Pour autant, ces autonomistes ne sont pas exempts de critiques : on constate chez eux un net penchant pour les positionnements opportunistes – voir leurs alliances tactiques avec la droite puis avec la gauche. Leur profession de foi contre la violence est tout aussi peu convaincante : comme dans leurs rangs figurent pas mal d’ex-militants du Mouvement pour l’autodétermination (MPA) qui, sous cette étiquette, ne critiquaient pas la lutte armée dans les années 90, ils rejettent sans doute avant tout les clandestins que soutiennent leurs plus proches concurrents, les indépendantistes menés par Jean-Guy Talamoni. De même, il y aurait sûrement des améliorations à apporter à leur fonctionnement interne, la tendance semblant être davantage à déléguer tout pouvoir aux dirigeants qu’à exercer un contrôle sur eux en surveillant la concrétisation de motions ; avec les habitudes héritées du clanisme, les mauvaises pentes se prennent vite…

Enfin, en matière d’économie, les autonomistes comme la grande majorité des indépendantistes sont des libéraux. Raison pour laquelle ils ne cherchent pas à s’avancer sur des voies autres que les chemins balisés par le système capitaliste. Leur implantation sociale favorise ce choix : artisans, employés, professions libérales, commerçants, hôteliers constituent les troupes du PNC. Ils rejettent l’industrie touristique des multinationales étrangères à l’île… au profit d’un tourisme « raisonné » qu’impulseraient des Corses (avec une préférence affichée pour la clientèle du « nord de l’Europe »). C’est pourquoi certains de leurs adversaires dénoncent leur « double langage ». Ils relèvent par exemple (sur amnistia.net) qu’E. Simeoni possède à Calvi 4 résidences secondaires à vocation touristique ; qu’il déclarait en 2003 dans Corse-Matin : « Le tourisme est une chance pour la Corse », et en 2004 à l’Assemblée corse : « La loi littoral (…) est soutenue par des nantis qui veulent que la Corse reste un véritable parc d’Indiens. » Ils critiquent également le fait qu’une association telle qu’U Levante se montre aussi peu soucieuse d’enquêter sur les projets de construction concernant le site de Girolata, sur la commune d’Osani dont le maire est F. Alfonsi, numéro 2 du PNC ; ou qu’elle ne dise rien contre le restau de plage édifié par la famille de J.-C. Angelini, numéro 1 du même parti, sur le rivage de Palombaggia, à Porto-Vecchio…

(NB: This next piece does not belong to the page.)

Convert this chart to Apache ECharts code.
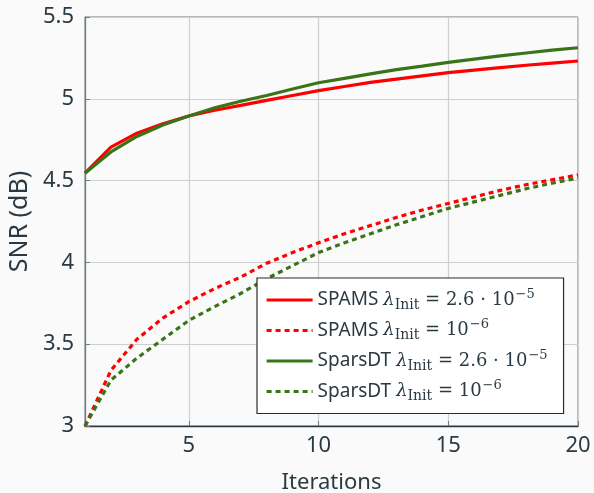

Bref, si les auteurs de telles attaques ne sont eux-mêmes pas exempts de critiques par leur côté très fouille-merde et leur soif de sensationnel, on déplorera que le « débat » mené en Corse sur le tourisme ne porte pas sur le développement ou non de cette activité, mais sur son type et son importance ; que la clientèle « idéale » recherchée par beaucoup de « natios » soit les classes moyennes aisées et « propres », ce qui conduit le tourisme prétendument « raisonné » à être en fait « de classe » ; et que, de même, la dénonciation de la spéculation immobilière s’effectue pour l’essentiel contre les non-Corses. On déplorera surtout un manque de réflexion sur le type d’activités qui pourraient être porteuses de dynamiques économiques intéressantes pour la population insulaire, sur d’autres bases que capitalistes et pas forcément dans l’actuel rapport obligé avec la métropole française. Autrement dit, un très maigre questionnement sur : quel autre avenir serait possible pour la Corse ?


Vanina

1. Des associations de tous ordres mais aussi les organisations nationalistes, de nombreux syndicats – CFDT, FDSEA, FSU, UNSA, CDJA –, la Chambre d’agriculture, l’Union des Marocains de Corse-du-Sud…

2. Cette liste a rassemblé la plupart des formations nationalistes et autonomistes, et a bénéficié entre les deux tours du soutien des Verdi corsi.